Appellant was not entitled to a particular type of test from the outset. Minn. Stat. § 169A.51, subd. 3 (2002), specifically states that the officer can direct which test is used. The only statutory requirement is that “[a]ction may be taken against a person who refuses to take a blood test only if an alternative test was offered and action may be taken against a person who refuses to take a urine test only if an alternative test was offered.” Id. The Minnesota Supreme Court has determined that a driver who initially consents to a breath test is obligated to take an alternative test if the Intoxilyzer is inoperative. Gunderson v. Comm’r of Pub. Safety, 351 N.W.2d 6, 7 (Minn. 1984). Therefore, we determine that appellant could be given a second type of test when concerns existed with the first type.
Appellant agrees that he was not entitled to a particular test, but argues that once an officer chooses a particular type of test, he does not have the authority to change in the middle of the test, unless the machine indicates that the test was invalid. Appellant does not cite to any persuasive legal authority to support this proposition. We note that in the revocation setting, the Minnesota Supreme Court has stated that DWI laws are remedial statutes, and that they “are liberally interpreted in favor of the public interest and against the private interests of the drivers involved.” Young, 420 N.W.2d at 586. A parallel rule of reasonableness should apply in the situation presented by this case.

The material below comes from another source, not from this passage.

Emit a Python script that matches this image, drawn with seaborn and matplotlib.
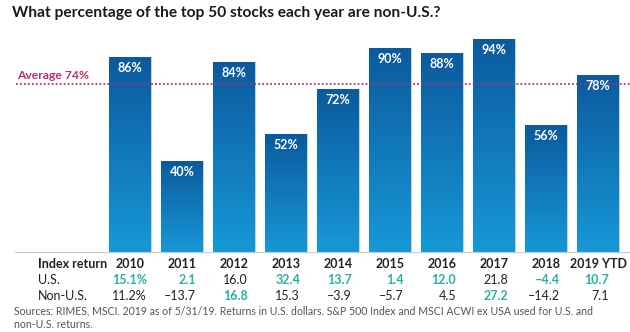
import numpy as np
import pandas as pd
import matplotlib
matplotlib.use("Agg")
import matplotlib.pyplot as plt
import seaborn as sns
from matplotlib.colors import LinearSegmentedColormap

years = ["2010", "2011", "2012", "2013", "2014", "2015", "2016", "2017", "2018", "2019 YTD"]
pct_non_us = [86, 40, 84, 52, 72, 90, 88, 94, 56, 78]
us_returns = [15.1, 2.1, 16.0, 32.4, 13.7, 1.4, 12.0, 21.8, -4.4, 10.7]
non_us_returns = [11.2, -13.7, 16.8, 15.3, -3.9, -5.7, 4.5, 27.2, -14.2, 7.1]
average = 74

sns.set_theme(style="white")
plt.rcParams['font.family'] = ['Lato', 'DejaVu Sans']

W, H = 630, 332
fig = plt.figure(figsize=(W / 100, H / 100), dpi=100)

# pixel geometry
base_px = 252
top_px = 30
px_per_pct = (252 - 39) / 94.0
x0_px, step_px = 130, 52
ax_left_px, ax_right_px = 15, 630

ax = fig.add_axes([ax_left_px / W, (H - base_px) / H,
                   (ax_right_px - ax_left_px) / W, (base_px - top_px) / H])

df = pd.DataFrame({"year": years, "pct": pct_non_us})
sns.barplot(data=df, x="year", y="pct", ax=ax, width=42 / 52,
            color="#0b6aae", saturation=1, edgecolor="none")

ax.set_xlim((ax_left_px - x0_px) / step_px, (ax_right_px - x0_px) / step_px)
ax.set_ylim(0, (base_px - top_px) / px_per_pct)

cmap = LinearSegmentedColormap.from_list("g", ["#0b5a9d", "#1798d6"])
grad = np.linspace(0, 1, 256).reshape(-1, 1)
for p in ax.patches:
    x, y = p.get_x(), p.get_y()
    w, h = p.get_width(), p.get_height()
    im = ax.imshow(grad, cmap=cmap, aspect="auto", origin="upper",
                   extent=[x, x + w, y, y + h], zorder=2)
    im.set_clip_path(p)
    p.set_facecolor("none")
    p.set_edgecolor("#9cc3e3")
    p.set_linewidth(0.5)
    ax.text(x + w / 2, y + h - 11 / px_per_pct, f"{int(round(h))}%",
            ha="center", va="center", color="white", fontsize=9,
            fontweight="bold", zorder=4)

ax.set_xlim((ax_left_px - x0_px) / step_px, (ax_right_px - x0_px) / step_px)
ax.set_ylim(0, (base_px - top_px) / px_per_pct)

ax.axhline(average, xmin=1 / (ax_right_px - ax_left_px), xmax=1, color="#b0306e",
           linestyle=(0, (1, 1.2)), linewidth=1.3, zorder=3)
ax.text((17 - x0_px) / step_px, average + 9 / px_per_pct, f"Average {average}%",
        color="#b0306e", fontsize=8.7, fontweight="bold", ha="left", va="center")

ax.set_xlabel("")
ax.set_ylabel("")
ax.set_xticks([])
ax.set_yticks([])
for s in ["top", "right", "left"]:
    ax.spines[s].set_visible(False)
ax.spines["bottom"].set_color("#c8c8c8")
ax.spines["bottom"].set_linewidth(0.8)

fig.text(12 / W, 1 - 13 / H, "What percentage of the top 50 stocks each year are non-U.S.?",
         fontsize=11.2, color="#1a1a1a", ha="left", va="center", fontweight="bold")

# table
teal = "#27b2a3"
dark = "#222222"
def fy(py):
    return 1 - py / H

fig.text(38 / W, fy(264), "Index return", fontsize=9, fontweight="bold",
         color=dark, ha="left", va="center")
fig.text(38 / W, fy(280), "U.S.", fontsize=9, color=dark, ha="left", va="center")
fig.text(38 / W, fy(296), "Non-U.S.", fontsize=9, color=dark, ha="left", va="center")

def fmt(v, i):
    s = f"{abs(v):.1f}"
    if v < 0:
        s = "\u2013" + s
    if i == 0:
        s += "%"
    return s

for i, yr in enumerate(years):
    cx = x0_px + step_px * i
    if yr.endswith("YTD"):
        fig.text(627 / W, fy(264), yr, fontsize=9, fontweight="bold", color=dark,
                 ha="right", va="center")
    else:
        fig.text(cx / W, fy(264), yr, fontsize=9, fontweight="bold", color=dark,
                 ha="center", va="center")
    rx = cx + (17 if i == 0 else (11 if i == len(years) - 1 else 14))
    u, n = us_returns[i], non_us_returns[i]
    fig.text(rx / W, fy(280), fmt(u, i), fontsize=9, ha="right", va="center",
             color=teal if u > n else dark, fontweight="bold" if u > n else "normal")
    fig.text(rx / W, fy(296), fmt(n, i), fontsize=9, ha="right", va="center",
             color=teal if n > u else dark, fontweight="bold" if n > u else "normal")

fig.text(14 / W, fy(311), "Sources: RIMES, MSCI. 2019 as of 5/31/19. Returns in U.S. dollars. "
         "S&P 500 Index and MSCI ACWI ex USA used for U.S. and",
         fontsize=7.6, color="#555555", ha="left", va="center")
fig.text(14 / W, fy(324), "non-U.S. returns.", fontsize=7.6, color="#555555",
         ha="left", va="center")

fig.savefig("out.png", dpi=100)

There is no evidence that the police officer here abused his discretion. In fact, appellant’s initial breath test indicated an amount of alcohol in excess of the legal limit. In terminating the breath test and administering a blood test, appellant may have had a more favorable testing outcome. This is not a case where an officer, dissatisfied with an individual who passes one test, changes the type of test in an attempt to fail the individual.
We conclude that in accordance with the BCA recommendations, police officers have discretion to terminate a breath test due to concerns with mouth alcohol if they provide the individual with an alternative test.
Because the police officer followed BCA recommendations when appellant burped, the police officer had the discretion to terminate the breath test and provide appellant with a different type of test, even though the machine did not reveal the presence of mouth alcohol.
* Retired judge of the Minnesota Court of Appeals, serving by appointment pursuant to Minn. Const. art. VI, § 10.